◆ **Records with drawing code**
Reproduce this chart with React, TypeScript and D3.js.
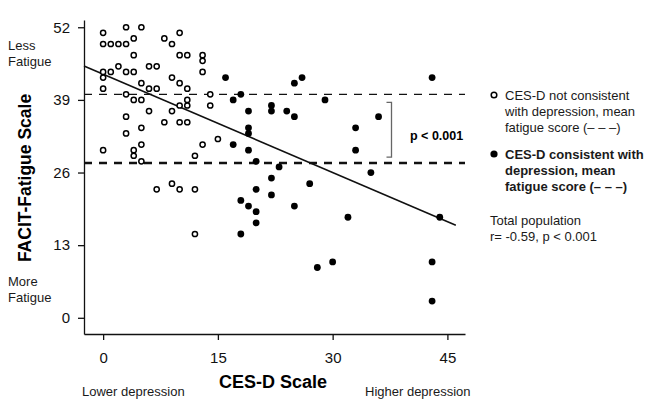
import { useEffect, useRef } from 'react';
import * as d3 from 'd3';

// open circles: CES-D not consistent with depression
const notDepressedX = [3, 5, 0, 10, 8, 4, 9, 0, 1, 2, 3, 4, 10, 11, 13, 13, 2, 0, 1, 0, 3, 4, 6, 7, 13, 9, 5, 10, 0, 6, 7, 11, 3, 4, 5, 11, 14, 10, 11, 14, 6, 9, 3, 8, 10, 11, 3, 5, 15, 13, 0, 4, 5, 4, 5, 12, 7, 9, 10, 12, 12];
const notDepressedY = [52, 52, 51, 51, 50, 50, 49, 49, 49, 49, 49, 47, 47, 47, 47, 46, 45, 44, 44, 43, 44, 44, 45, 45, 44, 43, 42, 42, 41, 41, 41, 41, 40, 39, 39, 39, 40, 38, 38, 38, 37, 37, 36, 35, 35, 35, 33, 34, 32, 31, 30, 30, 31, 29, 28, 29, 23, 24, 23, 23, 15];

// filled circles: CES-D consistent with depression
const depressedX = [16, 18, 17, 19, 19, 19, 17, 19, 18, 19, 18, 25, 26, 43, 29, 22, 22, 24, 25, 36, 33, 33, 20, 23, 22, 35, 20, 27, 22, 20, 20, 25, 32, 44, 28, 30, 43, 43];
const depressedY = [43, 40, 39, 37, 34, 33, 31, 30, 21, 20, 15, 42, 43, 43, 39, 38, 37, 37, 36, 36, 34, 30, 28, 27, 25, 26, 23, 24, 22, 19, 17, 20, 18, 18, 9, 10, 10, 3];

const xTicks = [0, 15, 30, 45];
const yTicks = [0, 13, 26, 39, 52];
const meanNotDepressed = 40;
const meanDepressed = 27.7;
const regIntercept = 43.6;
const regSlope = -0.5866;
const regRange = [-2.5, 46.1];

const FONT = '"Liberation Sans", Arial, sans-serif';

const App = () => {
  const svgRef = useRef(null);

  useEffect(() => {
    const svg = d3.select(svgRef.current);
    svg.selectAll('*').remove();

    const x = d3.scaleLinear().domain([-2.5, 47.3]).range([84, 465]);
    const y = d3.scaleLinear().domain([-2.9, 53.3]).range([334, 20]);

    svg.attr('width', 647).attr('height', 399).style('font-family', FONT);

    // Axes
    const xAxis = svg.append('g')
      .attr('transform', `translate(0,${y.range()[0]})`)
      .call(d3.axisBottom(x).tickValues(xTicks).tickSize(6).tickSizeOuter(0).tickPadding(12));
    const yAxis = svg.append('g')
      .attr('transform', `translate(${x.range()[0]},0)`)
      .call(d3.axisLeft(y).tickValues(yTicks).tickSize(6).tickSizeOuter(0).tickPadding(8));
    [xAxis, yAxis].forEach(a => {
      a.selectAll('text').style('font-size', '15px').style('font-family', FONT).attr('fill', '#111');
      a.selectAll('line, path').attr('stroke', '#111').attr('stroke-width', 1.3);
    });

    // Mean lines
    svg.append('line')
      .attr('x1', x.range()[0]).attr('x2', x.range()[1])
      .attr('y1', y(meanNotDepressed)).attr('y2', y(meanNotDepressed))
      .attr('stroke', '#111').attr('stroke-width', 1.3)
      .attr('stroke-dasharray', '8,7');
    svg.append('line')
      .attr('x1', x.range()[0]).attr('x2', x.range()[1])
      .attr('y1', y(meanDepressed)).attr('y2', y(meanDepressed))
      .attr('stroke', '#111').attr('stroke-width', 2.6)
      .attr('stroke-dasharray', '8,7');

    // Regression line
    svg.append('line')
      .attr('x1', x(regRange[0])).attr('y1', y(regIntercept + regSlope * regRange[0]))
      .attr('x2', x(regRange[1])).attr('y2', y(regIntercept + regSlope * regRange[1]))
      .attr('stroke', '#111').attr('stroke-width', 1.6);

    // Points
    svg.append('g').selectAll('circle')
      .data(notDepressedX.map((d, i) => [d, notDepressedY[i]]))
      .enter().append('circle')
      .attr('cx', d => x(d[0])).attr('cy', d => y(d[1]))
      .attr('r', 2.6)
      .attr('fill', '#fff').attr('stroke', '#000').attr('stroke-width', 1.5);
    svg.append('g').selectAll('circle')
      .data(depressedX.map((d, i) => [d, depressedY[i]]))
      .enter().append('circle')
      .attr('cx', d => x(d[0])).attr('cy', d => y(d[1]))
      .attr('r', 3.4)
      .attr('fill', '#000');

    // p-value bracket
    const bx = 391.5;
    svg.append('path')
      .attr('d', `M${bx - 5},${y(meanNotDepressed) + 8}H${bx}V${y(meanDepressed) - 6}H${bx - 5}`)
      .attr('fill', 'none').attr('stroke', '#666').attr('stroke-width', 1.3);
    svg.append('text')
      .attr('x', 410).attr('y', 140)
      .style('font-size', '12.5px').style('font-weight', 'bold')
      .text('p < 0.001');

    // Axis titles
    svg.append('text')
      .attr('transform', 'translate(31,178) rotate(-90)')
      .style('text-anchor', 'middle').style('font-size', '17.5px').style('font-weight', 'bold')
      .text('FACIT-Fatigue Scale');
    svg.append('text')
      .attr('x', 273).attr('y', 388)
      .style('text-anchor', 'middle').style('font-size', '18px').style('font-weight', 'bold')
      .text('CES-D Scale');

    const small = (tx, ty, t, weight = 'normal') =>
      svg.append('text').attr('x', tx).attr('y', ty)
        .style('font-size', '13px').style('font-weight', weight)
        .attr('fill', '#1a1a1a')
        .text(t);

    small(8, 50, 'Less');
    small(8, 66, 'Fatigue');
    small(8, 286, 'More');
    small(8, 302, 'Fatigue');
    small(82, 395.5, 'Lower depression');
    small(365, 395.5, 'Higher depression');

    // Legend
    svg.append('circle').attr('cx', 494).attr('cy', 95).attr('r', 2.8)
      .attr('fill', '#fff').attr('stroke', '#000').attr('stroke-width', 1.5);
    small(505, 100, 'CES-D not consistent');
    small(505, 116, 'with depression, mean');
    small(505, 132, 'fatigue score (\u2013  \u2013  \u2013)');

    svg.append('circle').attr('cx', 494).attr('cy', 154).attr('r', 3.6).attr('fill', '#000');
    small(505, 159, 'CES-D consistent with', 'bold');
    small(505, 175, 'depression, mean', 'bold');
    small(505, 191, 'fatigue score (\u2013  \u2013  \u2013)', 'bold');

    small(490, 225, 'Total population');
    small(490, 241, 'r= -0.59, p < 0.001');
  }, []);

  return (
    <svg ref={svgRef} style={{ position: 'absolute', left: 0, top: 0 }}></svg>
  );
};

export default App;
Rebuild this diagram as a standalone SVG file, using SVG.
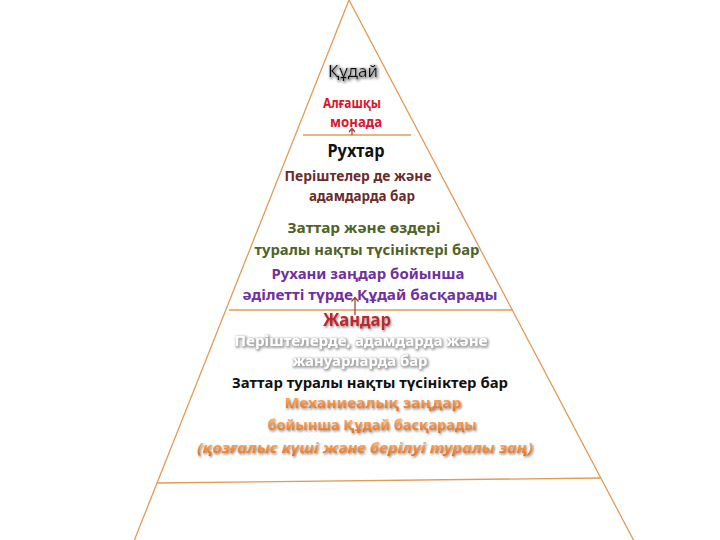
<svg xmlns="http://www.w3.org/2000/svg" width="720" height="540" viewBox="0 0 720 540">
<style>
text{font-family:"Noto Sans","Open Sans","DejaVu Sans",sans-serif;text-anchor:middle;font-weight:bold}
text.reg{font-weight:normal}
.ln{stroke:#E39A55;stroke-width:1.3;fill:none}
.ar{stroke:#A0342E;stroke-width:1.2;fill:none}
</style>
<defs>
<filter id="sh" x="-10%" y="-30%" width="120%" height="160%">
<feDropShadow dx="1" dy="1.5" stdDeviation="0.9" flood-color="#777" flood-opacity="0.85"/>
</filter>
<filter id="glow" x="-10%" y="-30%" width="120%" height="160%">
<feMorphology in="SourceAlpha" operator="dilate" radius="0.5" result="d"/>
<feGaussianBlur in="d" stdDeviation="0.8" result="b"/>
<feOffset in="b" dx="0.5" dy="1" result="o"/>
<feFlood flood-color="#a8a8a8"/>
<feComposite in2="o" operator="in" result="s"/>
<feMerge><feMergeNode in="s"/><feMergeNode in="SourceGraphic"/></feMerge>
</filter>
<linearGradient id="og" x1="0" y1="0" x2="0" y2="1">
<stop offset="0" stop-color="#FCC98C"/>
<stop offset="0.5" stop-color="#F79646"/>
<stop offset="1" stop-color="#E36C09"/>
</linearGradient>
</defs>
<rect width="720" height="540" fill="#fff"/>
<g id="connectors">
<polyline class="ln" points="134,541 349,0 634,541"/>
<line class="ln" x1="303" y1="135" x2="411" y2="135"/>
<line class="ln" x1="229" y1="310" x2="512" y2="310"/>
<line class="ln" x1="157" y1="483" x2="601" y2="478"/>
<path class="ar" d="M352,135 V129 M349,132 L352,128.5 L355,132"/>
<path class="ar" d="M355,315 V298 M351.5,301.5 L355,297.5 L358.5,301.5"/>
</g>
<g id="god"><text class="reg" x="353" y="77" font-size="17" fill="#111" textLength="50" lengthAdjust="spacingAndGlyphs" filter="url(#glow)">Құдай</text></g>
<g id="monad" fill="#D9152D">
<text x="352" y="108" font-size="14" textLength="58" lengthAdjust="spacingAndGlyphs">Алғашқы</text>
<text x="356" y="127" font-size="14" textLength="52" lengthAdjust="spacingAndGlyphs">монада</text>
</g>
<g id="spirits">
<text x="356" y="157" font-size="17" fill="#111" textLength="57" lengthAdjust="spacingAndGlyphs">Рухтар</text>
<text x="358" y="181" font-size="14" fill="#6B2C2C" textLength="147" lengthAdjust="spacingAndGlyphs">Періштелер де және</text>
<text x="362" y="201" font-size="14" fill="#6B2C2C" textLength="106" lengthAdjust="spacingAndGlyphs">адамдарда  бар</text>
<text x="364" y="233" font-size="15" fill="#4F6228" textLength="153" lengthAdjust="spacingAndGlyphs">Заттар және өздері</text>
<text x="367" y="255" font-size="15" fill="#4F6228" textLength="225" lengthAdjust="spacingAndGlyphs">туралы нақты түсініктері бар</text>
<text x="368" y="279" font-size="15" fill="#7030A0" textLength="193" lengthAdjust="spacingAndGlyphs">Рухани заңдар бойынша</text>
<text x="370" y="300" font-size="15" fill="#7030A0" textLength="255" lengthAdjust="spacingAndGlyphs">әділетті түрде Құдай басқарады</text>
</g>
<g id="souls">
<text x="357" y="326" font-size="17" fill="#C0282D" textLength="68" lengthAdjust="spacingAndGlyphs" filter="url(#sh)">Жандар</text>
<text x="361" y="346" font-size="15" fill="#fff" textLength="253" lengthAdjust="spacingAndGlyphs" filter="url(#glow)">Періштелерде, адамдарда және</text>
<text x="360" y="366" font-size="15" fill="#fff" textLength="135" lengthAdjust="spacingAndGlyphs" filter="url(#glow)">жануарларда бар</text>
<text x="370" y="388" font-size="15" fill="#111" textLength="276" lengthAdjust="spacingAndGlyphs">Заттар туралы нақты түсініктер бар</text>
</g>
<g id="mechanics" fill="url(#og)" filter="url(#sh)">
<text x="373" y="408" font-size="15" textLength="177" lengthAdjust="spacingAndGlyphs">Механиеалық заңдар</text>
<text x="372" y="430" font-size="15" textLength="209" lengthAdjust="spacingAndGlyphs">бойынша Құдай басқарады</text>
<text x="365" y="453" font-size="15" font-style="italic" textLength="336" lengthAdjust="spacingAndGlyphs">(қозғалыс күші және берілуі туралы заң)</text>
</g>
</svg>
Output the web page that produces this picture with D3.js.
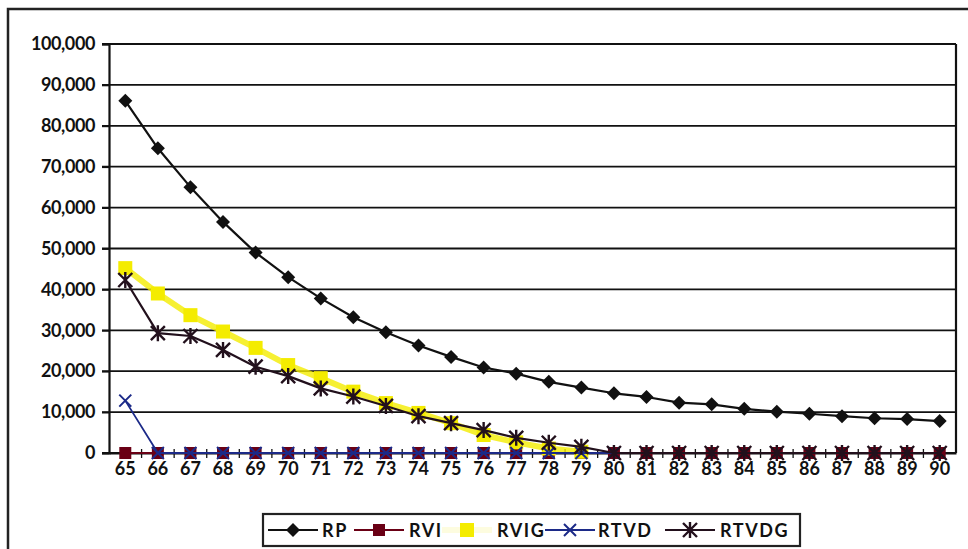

◆ **What you are asked to do**
Repeat only the lines between the top of the entries above and the line containing "import * as d3 from 'd3';", both ends included, without the pictures.

◆ **Written answer**
Reproduce this chart with React, TypeScript and D3.js.
import { useEffect, useRef } from 'react';
import * as d3 from 'd3';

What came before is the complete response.